Laughing Buddha

 

 

Laughing Buddha Statues are perhaps one of the most loved artifacts. They are commonly seen in homes, offices, hotels, gardens, restaurants and shops. The Laughing Buddha is a symbol of happiness, contentment, and prosperity. He is bald a rotund figure with a warm smiling face. He is clothed in robes, and his protruding tummy symbolizes abundance and mirth. He is also believed to be the future Buddha or Maitreya Buddha .

The obese Buddha with a smiling face is known as ‘Budai’ in China. The Chinese laughing Buddha is associated to a roving Ch'an (Zen) monk of the Liang Dynasty in China. He was famous for his benevolent and cheerful nature. He used to carry a cloth like bag wherever he went. The bag was called ‘Pu- Tai’ in indigenous Chinese language. Hence the monk came to be known as ‘Pu-tai Hoshang’ or ‘hemp-bag monk’. Sculptures and statues of the Laughing Buddha often depict him as carrying a sack that is filled with ‘goodies' like sweets, food and rice plants. The latter is a symbol of wealth. He is sometimes seen holding a wish-giving fan. The fan in Laughing Buddha Statues is believed to be the ultimate symbol of happiness and joy. The Happy Buddha is also depicted holding a staff on which rests a Wulu gourd. This is filled with the elixir for eternal youth. Often, he holds a begging bowl. His amulet symbolizes his authority in Heaven and his generous power.

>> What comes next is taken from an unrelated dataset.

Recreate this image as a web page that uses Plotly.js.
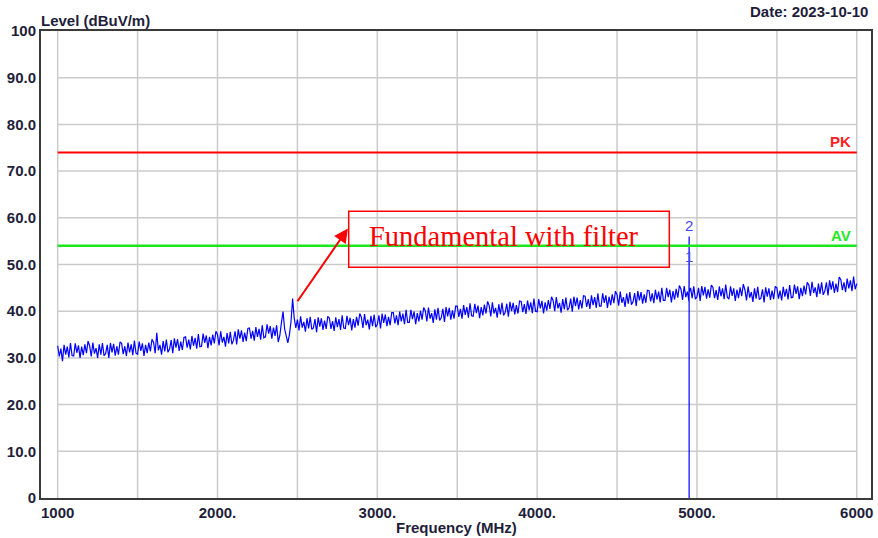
<!DOCTYPE html>
<html>
<head>
<meta charset="utf-8">
<script src="https://cdn.plot.ly/plotly-3.0.1.min.js"></script>
<style>
  html, body { margin: 0; padding: 0; background: #ffffff; }
  #chart { width: 878px; height: 538px; }
</style>
</head>
<body>
<div id="chart"></div>
<script>
// Radiated emission scan, 1 GHz - 6 GHz (sweep sampled every 10 MHz)
const startFreq = 1000;
const stepFreq = 10;
const level = [
  32.6, 30.3, 32.0, 29.3, 32.8, 30.7, 32.4, 30.1, 33.2, 30.5,
  30.4, 33.1, 31.1, 32.7, 30.0, 32.4, 30.6, 32.9, 31.0, 33.6,
  32.6, 30.3, 33.3, 30.9, 32.1, 30.0, 32.9, 30.7, 33.2, 30.5,
  30.9, 32.8, 30.0, 33.2, 31.2, 33.0, 30.5, 32.5, 30.7, 33.4,
  33.1, 30.8, 32.5, 30.4, 33.3, 31.2, 32.9, 30.6, 33.7, 31.0,
  30.8, 33.5, 31.5, 33.1, 30.4, 32.8, 31.0, 33.3, 31.4, 34.0,
  33.3, 31.0, 35.4, 31.6, 32.8, 30.7, 33.6, 31.4, 33.9, 31.2,
  31.9, 33.8, 31.0, 34.2, 32.2, 34.0, 31.5, 33.5, 31.7, 34.4,
  34.5, 32.2, 33.9, 31.8, 34.7, 32.6, 34.3, 32.0, 35.1, 32.4,
  32.5, 35.2, 33.2, 34.8, 32.1, 34.5, 32.7, 35.0, 33.1, 35.7,
  35.0, 32.7, 35.7, 33.3, 34.5, 32.4, 35.3, 33.1, 35.6, 32.9,
  33.8, 35.7, 32.9, 36.1, 34.1, 35.9, 33.4, 35.4, 33.6, 36.3,
  36.4, 34.1, 35.8, 33.7, 36.6, 34.5, 36.2, 33.9, 37.0, 34.3,
  34.5, 37.2, 35.2, 36.8, 34.1, 36.5, 34.7, 37.0, 33.4, 34.8,
  37.5, 39.9, 36.2, 34.5, 33.2, 35.0, 37.8, 42.7, 38.5, 36.4,
  38.2, 35.9, 38.9, 36.5, 37.7, 35.6, 38.5, 36.3, 38.8, 36.1,
  36.4, 38.3, 35.5, 38.7, 36.7, 38.5, 36.0, 38.0, 36.2, 38.9,
  38.5, 36.2, 37.9, 35.8, 38.7, 36.6, 38.3, 36.0, 39.1, 36.4,
  36.3, 39.0, 37.0, 38.6, 35.9, 38.3, 36.5, 38.8, 36.9, 39.5,
  38.7, 36.4, 39.4, 37.0, 38.2, 36.1, 39.0, 36.8, 39.3, 36.6,
  37.2, 39.1, 36.3, 39.5, 37.5, 39.3, 36.8, 38.8, 37.0, 39.7,
  39.7, 37.4, 39.1, 37.0, 39.9, 37.8, 39.5, 37.2, 40.3, 37.6,
  37.6, 40.3, 38.3, 39.9, 37.2, 39.6, 37.8, 40.1, 38.2, 40.8,
  40.1, 37.8, 40.8, 38.4, 39.6, 37.5, 40.4, 38.2, 40.7, 38.0,
  38.6, 40.5, 37.7, 40.9, 38.9, 40.7, 38.2, 40.2, 38.4, 41.1,
  41.1, 38.8, 40.5, 38.4, 41.3, 39.2, 40.9, 38.6, 41.7, 39.0,
  38.9, 41.6, 39.6, 41.2, 38.5, 40.9, 39.1, 41.4, 39.5, 42.1,
  41.2, 38.9, 41.9, 39.5, 40.7, 38.6, 41.5, 39.3, 41.8, 39.1,
  39.7, 41.6, 38.8, 42.0, 40.0, 41.8, 39.3, 41.3, 39.5, 42.2,
  42.1, 39.8, 41.5, 39.4, 42.3, 40.2, 41.9, 39.6, 42.7, 40.0,
  39.9, 42.6, 40.6, 42.2, 39.5, 41.9, 40.1, 42.4, 40.5, 43.1,
  42.3, 40.0, 43.0, 40.6, 41.8, 39.7, 42.6, 40.4, 42.9, 40.2,
  40.8, 42.7, 39.9, 43.1, 41.1, 42.9, 40.4, 42.4, 40.6, 43.3,
  43.2, 40.9, 42.6, 40.5, 43.4, 41.3, 43.0, 40.7, 43.8, 41.1,
  41.1, 43.8, 41.8, 43.4, 40.7, 43.1, 41.3, 43.6, 41.7, 44.3,
  43.5, 41.2, 44.2, 41.8, 43.0, 40.9, 43.8, 41.6, 44.1, 41.4,
  42.0, 43.9, 41.1, 44.3, 42.3, 44.1, 41.6, 43.6, 41.8, 44.5,
  44.4, 42.1, 43.8, 41.7, 44.6, 42.5, 44.2, 41.9, 45.0, 42.3,
  42.3, 45.0, 43.0, 44.6, 41.9, 44.3, 42.5, 44.8, 42.9, 45.5,
  44.7, 42.4, 45.4, 43.0, 44.2, 42.1, 45.0, 42.8, 45.3, 42.6,
  43.1, 45.0, 42.2, 45.4, 43.4, 45.2, 42.7, 44.7, 42.9, 45.6,
  45.1, 42.8, 44.5, 42.4, 45.3, 43.2, 44.9, 42.6, 45.7, 43.0,
  42.6, 45.3, 43.3, 44.9, 42.2, 44.6, 42.8, 45.1, 43.2, 45.8,
  44.6, 42.3, 45.3, 42.9, 44.1, 42.0, 44.9, 42.7, 45.2, 42.5,
  42.8, 44.7, 41.9, 45.1, 43.1, 44.9, 42.4, 44.4, 42.6, 45.3,
  45.0, 42.7, 44.4, 42.3, 45.2, 43.1, 44.8, 42.5, 45.6, 42.9,
  43.0, 45.7, 43.7, 45.3, 42.6, 45.0, 43.2, 45.5, 43.6, 46.2,
  45.6, 43.3, 46.3, 43.9, 45.1, 43.0, 45.9, 43.7, 46.2, 43.5,
  44.3, 46.2, 43.4, 46.6, 44.6, 46.4, 43.9, 45.9, 44.1, 47.3,
  46.8, 44.5, 46.2, 44.1, 47.0, 44.9, 46.6, 44.3, 47.4, 44.7,
  45.9
];

// Carrier spike captured at a single sweep position (peak, drop-out, recovery)
const spikeFreq = 4951;
const spikeLevels = [56.0, 0.0, 44.0];

// Marker readings
const markerNo = ['1', '2'];
const markerFreq = [4951, 4951];
const markerLevel = [49.4, 56.0];

// Limit lines
const limitFreq = [1000, 6000];
const limitPK = [74, 74];
const limitAV = [54, 54];

// Axis ticks
const xTickVals = [1000, 2000, 3000, 4000, 5000, 6000];
const xTickText = ['1000', '2000.', '3000.', '4000.', '5000.', '6000'];
const xGridVals = [1000, 1500, 2000, 2500, 3000, 3500, 4000, 4500, 5000, 5500, 6000];
const yTickVals = [0, 10, 20, 30, 40, 50, 60, 70, 80, 90, 100];
const yTickText = ['0', '10.0', '20.0', '30.0', '40.0', '50.0', '60.0', '70.0', '80.0', '90.0', '100'];
const yGridVals = [10, 20, 30, 40, 50, 60, 70, 80, 90];

// Build the sweep trace
const freq = [];
const lvl = [];
for (let i = 0; i < level.length; i++) {
  const f = startFreq + i * stepFreq;
  freq.push(f);
  lvl.push(level[i]);
  if (f < spikeFreq && f + stepFreq > spikeFreq) {
    spikeLevels.forEach(v => { freq.push(spikeFreq); lvl.push(v); });
  }
}

const labelFont = { family: 'Liberation Sans, Arial, sans-serif', size: 15, color: '#1e1e3a', weight: 'bold' };
const gridColor = '#cbcbcb';

const shapes = [];
xGridVals.forEach(v => shapes.push({
  type: 'line', xref: 'x', yref: 'y', x0: v, x1: v, y0: 0, y1: 100,
  line: { color: gridColor, width: 1.5 }, layer: 'below'
}));
yGridVals.forEach(v => shapes.push({
  type: 'line', xref: 'x', yref: 'y', x0: xGridVals[0], x1: xGridVals[xGridVals.length - 1], y0: v, y1: v,
  line: { color: gridColor, width: 1.5 }, layer: 'below'
}));
// Callout frame
shapes.push({
  type: 'rect', xref: 'x', yref: 'y', x0: 2821, x1: 4827, y0: 49.4, y1: 61.4,
  line: { color: '#ff0000', width: 1.5 }, fillcolor: 'rgba(0,0,0,0)', layer: 'above'
});

const traces = [
  {
    x: freq, y: lvl, type: 'scatter', mode: 'lines',
    line: { color: '#0000ff', width: 1.2 }, hoverinfo: 'skip'
  },
  {
    x: limitFreq, y: limitPK, type: 'scatter', mode: 'lines',
    line: { color: '#ff0000', width: 2 }, hoverinfo: 'skip'
  },
  {
    x: limitFreq, y: limitAV, type: 'scatter', mode: 'lines',
    line: { color: '#1ee61e', width: 2.5 }, hoverinfo: 'skip'
  }
];

const annotations = [
  {
    xref: 'paper', yref: 'paper', x: 0, y: 1, xanchor: 'left', yanchor: 'bottom',
    xshift: -2, yshift: 0, showarrow: false, text: 'Level (dBuV/m)', font: labelFont
  },
  {
    xref: 'paper', yref: 'paper', x: 1, y: 1, xanchor: 'right', yanchor: 'bottom',
    xshift: -1, yshift: 9, showarrow: false, text: 'Date: 2023-10-10', font: labelFont
  },
  {
    xref: 'paper', yref: 'paper', x: 0.5, y: 0, xanchor: 'center', yanchor: 'top',
    yshift: -19, showarrow: false, text: 'Frequency (MHz)', font: labelFont
  },
  {
    xref: 'x', yref: 'y', x: 5975, y: limitPK[0], xanchor: 'right', yanchor: 'bottom',
    yshift: 0, showarrow: false, text: 'PK',
    font: { family: 'Liberation Sans, Arial, sans-serif', size: 15, color: '#ff2020', weight: 'bold' }
  },
  {
    xref: 'x', yref: 'y', x: 5975, y: limitAV[0], xanchor: 'right', yanchor: 'bottom',
    yshift: 0, showarrow: false, text: 'AV',
    font: { family: 'Liberation Sans, Arial, sans-serif', size: 15, color: '#22e822', weight: 'bold' }
  },
  {
    xref: 'x', yref: 'y', x: 2935, y: 56.0, xanchor: 'left', yanchor: 'middle',
    showarrow: false, text: 'Fundamental with filter',
    font: { family: 'Liberation Serif, Times New Roman, serif', size: 28.5, color: '#ff0000' }
  },
  {
    xref: 'x', yref: 'y', axref: 'x', ayref: 'y',
    x: 2816, y: 57.7, ax: 2494, ay: 41.8, text: '', showarrow: true,
    arrowhead: 2, arrowsize: 1.4, arrowwidth: 2, arrowcolor: '#ff0000', standoff: 0
  }
];
markerNo.forEach((t, i) => annotations.push({
  xref: 'x', yref: 'y', x: markerFreq[i], y: markerLevel[i], xanchor: 'center', yanchor: 'bottom',
  yshift: 0, showarrow: false, text: t,
  font: { family: 'Liberation Sans, Arial, sans-serif', size: 15, color: '#4444ff' }
}));

const layout = {
  width: 878, height: 538,
  margin: { l: 41, r: 7, t: 31, b: 40, pad: 0 },
  paper_bgcolor: '#ffffff', plot_bgcolor: '#ffffff',
  showlegend: false,
  xaxis: {
    range: [895.6, 6089], tickmode: 'array', tickvals: xTickVals, ticktext: xTickText,
    showgrid: false, zeroline: false, showline: true, mirror: true,
    linecolor: '#3a3a3a', linewidth: 2, ticks: '', tickfont: labelFont
  },
  yaxis: {
    range: [0, 100], tickmode: 'array', tickvals: yTickVals, ticktext: yTickText,
    showgrid: false, zeroline: false, showline: true, mirror: true,
    linecolor: '#3a3a3a', linewidth: 2, ticks: '', tickfont: labelFont
  },
  shapes: shapes,
  annotations: annotations
};

Plotly.newPlot('chart', traces, layout, { staticPlot: true, displayModeBar: false });
</script>
</body>
</html>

The Laughing Buddha is also known as the Laughing Buddha of Plenty. In Feng Shui, he is the symbol for wealth. It is believed that rubbing his tummy, which contains wealth, luck, good fortune, and joy will be ours. Laughing Buddha statues are popular house warming gifts. They are also used as good luck charms. It is commonly held that statues of the Laughing Buddha must not be placed on the floor. They must be positioned on an elevated surface, as a sign of respect. Moreover, the best direction to place them is the personal wealth direction. Colorful laughing Buddha pictures also grace the modern interiors. The images represent the robust monk with an impish grin and a protruded tummy. In most pictures we find him seated on a huge gold pedestal with elaborate decorations all over. This is the most familiar representation of Happy Pu-Tai. Many images reflect smiling Buddha figure with a hemp sack on his way to travel. ‘Budai’ holding a ‘Ru-Yi’ or bowl in his hand portray the typical Buddhist nature, begging all the sadness from the people of the world. Some pictures depict children playing at his feet or pulling his cart. These represent his affection and love for the tiny tots. Another common image is Laughing Buddha standing, stretching his arms in the air and blessing the mankind for good luck, success, happiness, fulfillment, prosperity and wealth. The pot bellied bald figure is also found wielding his fan ‘oogi’ in many images.

Statues of the Laughing Buddha have been made in a variety of material:

  • Pewter
  • Cold cast resin
  • Ceramic
  • Bronze
  • Brass
  • Gold
  • Porcelain
  • Rose quartz
  • Wood
  • Stone (marble, jade, soapstone, crushed stone among others)
  • Pewter
  • Cold cast resin
  • Fiber
  • Terracotta

Most Laughing Buddha statues are hard carved. They are available individually or as a group of six handcrafted sculptures. These are the six different representations of the Maitreya Buddha. They are placed in homes to attract more happiness.